Встреча и разговор с автором этих строк выглядит, в контексте судьбы Ходасевича, гораздо важнее, чем случайные свидания с Александром III и Иоанном Кронштадтским. Ходасевичу, единственному из больших поэтов его поколения, довелось лично встречаться и разговаривать с крупным поэтом домодернистской эпохи, поэтом, дебютировавшим в печати всего через год после смерти Пушкина. И пусть десятилетний мальчик Владя читал Майкову его, а не свои собственные стихи, биографическая параллель продолжает выстраиваться: как Александр III становится в пару Павлу I, а Елена Кузина — Арине Родионовне, так парализованный семидесятипятилетний Майков «намекает» на благословляющего «старика Державина».
Сам Ходасевич тоже уже писал, конечно, и влияние Майкова ощущалось в его первых опытах — в формах более чем простодушных. В «Младенчестве» поэт вспоминает стихотворение, которое было «навеяно вербным торгом, который в то время устраивался на Театральной площади и лишь несколько позже был перенесен на Красную:
Весна! выставляется первая рама —
И в комнату шум ворвался,
И благовест ближнего храма,
И говор народа, и стук колеса.
На площади тесно ужасно,
И много шаров продают,
И ездиют мимо жандармы,
И вербы домой все несут.
Недостатки второй строфы очевидны. Первую же, как уже заметил читатель, я взял у Майкова — не потому, что хотел украсть, а потому, что мне казалось вполне естественным воспользоваться готовым отрывком, как нельзя лучше выражающим именно мои впечатления. Майковское четверостишие было мной пережито как мое собственное. В этом нет ничего удивительного. Одна современная поэтесса по той же самой причине первым своим стихотворением считает „Казачью колыбельную песню“ Лермонтова»[44]. «Одна поэтесса» — это Берберова, которая, правда, сама называла своим «первым стихотворением» не «Казачью колыбельную песню», а «Молитву».

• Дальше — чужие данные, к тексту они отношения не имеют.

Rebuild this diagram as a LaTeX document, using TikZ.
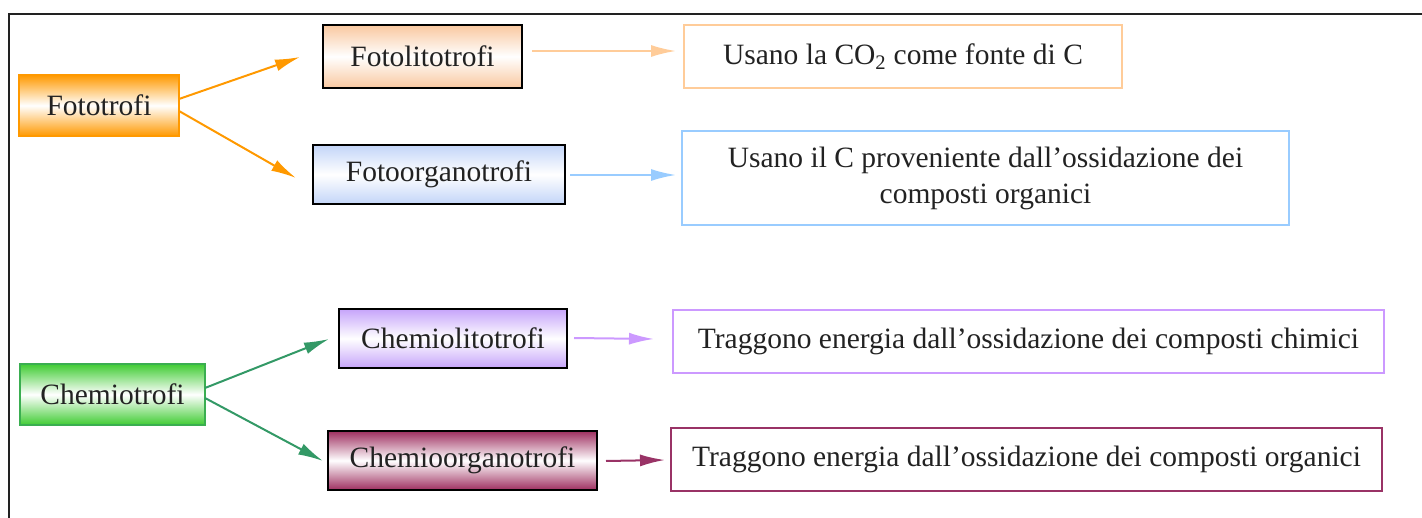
\documentclass[tikz,border=0pt]{standalone}
\usepackage{fontspec}
\setmainfont{Liberation Serif}
\usetikzlibrary{arrows.meta,calc}
\definecolor{orangeA}{HTML}{FF9900}
\definecolor{peachF}{HTML}{F9C8A0}
\definecolor{peachB}{HTML}{FFCC99}
\definecolor{blueF}{HTML}{C3D5F8}
\definecolor{blueB}{HTML}{99CCFF}
\definecolor{purpF}{HTML}{C6A4FA}
\definecolor{purpB}{HTML}{CC99FF}
\definecolor{maroonF}{HTML}{9E2F60}
\definecolor{maroonB}{HTML}{993366}
\definecolor{greenF}{HTML}{40CC33}
\definecolor{greenB}{HTML}{3AAE50}
\definecolor{greenA}{HTML}{339966}
\definecolor{txt}{HTML}{222222}
\begin{document}
\begin{tikzpicture}[x=1pt,y=-1pt,
  font=\fontsize{29.5}{36}\selectfont,
  box/.style={draw, line width=2pt, inner sep=0pt, outer sep=0pt, align=center, text=txt},
  grad/.style={box, top color=#1, bottom color=#1, middle color=white},
  arr/.style={line width=2pt, -{Latex[length=25pt,width=12pt]}}]
\useasboundingbox (0,0) rectangle (1422,518);
% frame
\draw[line width=2.5pt, txt] (9,518) -- (9,14) -- (1422,14);
% left nodes
\node[grad=orangeA, draw=orangeA, minimum width=160pt, minimum height=61pt] (foto) at (99,105.5) {Fototrofi};
\node[grad=greenF, draw=greenB, minimum width=185pt, minimum height=61pt] (chemio) at (112.5,394.5) {Chemiotrofi};
% middle nodes
\node[grad=peachF, draw=black, minimum width=199pt, minimum height=63pt] (folit) at (422.5,56.5) {Fotolitotrofi};
\node[grad=blueF, draw=black, minimum width=252pt, minimum height=59pt] (foorg) at (439,174.5) {Fotoorganotrofi};
\node[grad=purpF, draw=black, minimum width=228pt, minimum height=59pt] (chlit) at (453,338.5) {Chemiolitotrofi};
\node[grad=maroonF, draw=black, minimum width=269pt, minimum height=59pt] (chorg) at (462.5,460.5) {Chemioorganotrofi};
% right boxes
\node[box, draw=peachB, minimum width=438pt, minimum height=63pt] (u1) at (903,56.5) {Usano la CO\textsubscript{2} come fonte di C};
\node[box, draw=blueB, minimum width=607pt, minimum height=94pt] (u2) at (985.5,178) {Usano il C proveniente dall’ossidazione dei\\composti organici};
\node[box, draw=purpB, minimum width=711pt, minimum height=63pt] (t1) at (1028.5,341.5) {Traggono energia dall’ossidazione dei composti chimici};
\node[box, draw=maroonB, minimum width=711pt, minimum height=63pt] (t2) at (1026.5,459.5) {Traggono energia dall’ossidazione dei composti organici};
% connectors
\draw[arr, orangeA] ($(foto.east)+(0,-6.5)$) -- ($(folit.west)+(-23,0.5)$);
\draw[arr, orangeA] ($(foto.east)+(0,5.5)$) -- ($(foorg.west)+(-17,3.5)$);
\draw[arr, greenA] ($(chemio.east)+(0,-6.5)$) -- ($(chlit.west)+(-10,0.5)$);
\draw[arr, greenA] ($(chemio.east)+(0,3.5)$) -- ($(chorg.west)+(-5,0.5)$);
\draw[arr, peachB] ($(folit.east)+(10,-5.5)$) -- ($(u1.west)+(-8,-5.5)$);
\draw[arr, blueB] ($(foorg.east)+(5,0.5)$) -- ($(u2.west)+(-6,-3)$);
\draw[arr, purpB] ($(chlit.east)+(7,-0.5)$) -- ($(t1.west)+(-19,-2.5)$);
\draw[arr, maroonB] ($(chorg.east)+(9,0.5)$) -- ($(t2.west)+(-6,0.5)$);
\end{tikzpicture}
\end{document}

Только что приведенное «наполовину украденное» стихотворение не было первым. Ему предшествовал «мадригал», написанный в шестилетнем возрасте и посвященный старшей сестре:
Кого я больше всех люблю?
Ведь всякий знает — Женичку.
Была еще баллада о разбойнике, который «по лесной чаще пробирался к мирному домику с ужасными целями, но „глаз он выколол о сук“»[45], «четверостишия или шестистишия нравоучительного содержания… разумеется, чрезвычайно наивные», и, наконец, подражания салонным и «цыганским» романсам (таким, как «Очи черные» и «Глядя на луч пурпурного заката»), которые пели старшие братья, сестра Маня и их друзья. «Как-то мне подарили целую пачку карнэ де баль; то были кусочки разноцветного глянцевого картона, сложенные пополам; на второй странице отпечатано было золотом расписание танцев, а прочие три оставались чистыми. К каждой такой тетрадочке на розовом или голубом шелковом шнурке был привешен тоненький лакированный карандашик, тоже розовый или голубой. Этими-то карандашиками и писал я, покрывая чистые страницы тетрадочек томными стихами, в которых неизменно фигурировали такие поэтические вещи, как ночь, закат, облака, море (которого я никогда не видел) и тому подобное. Моя „поэзия“ явно носила оттенок салонный и бальный, сам же я казался себе томным, задумчивым и несчастным юношей, готовым умереть от любви и чахотки»[46].
Эпоха просто купалась в уютной безвкусице, и юный поэт с наслаждением дышал этим воздухом, не чувствуя никакого противоречия между ним и той аристократической культурой, культурой хорошего вкуса, тонкости, меры, одним из поздних носителей которой был Аполлон Майков. Да и как почувствуешь это противоречие в восемь-десять лет? Безвкусица имела свои уровни, градусы, как по сходному поводу выразился Даниил Хармс. Романс какого-нибудь Павла Козлова — это был нижний уровень, а высший сорт аляповатой «восьмидесятнической» поэзии составляли надрывно-риторические стихи Семена Надсона, доподлинного чахоточного красавца.
Впрочем, был уровень еще более высокий: мелодраматическая, сентиментальная составляющая романов Чарлза Диккенса, которые были неотъемлемой частью чтения всех культурных подростков в тогдашней Европе. Именно Диккенс (наряду с писателем меньшего ранга, сентиментальным немецким натуралистом Фридрихом Шпильгагеном) питал воображение чувствительного мальчика. «Мне виделись душераздирающие семейные сцены. <…> Я в них играл роль жертвы, столь несчастной и столь благородной, как только можно себе представить. При этом я думал о себе в третьем лице: „он“. Каждый раз все кончалось тем, что „он“, произнеся самую сердцещипательную и самую самоотверженную речь в мире, всех примирив, все устроив, всех сделав счастливыми, падал жертвою перенесенных страданий: „Сказав это, он приложил руку к сердцу, зашатался и упал мертвым“. Далее воображал я уже надгробные о себе рыдания — и сам начинал плакать»[47].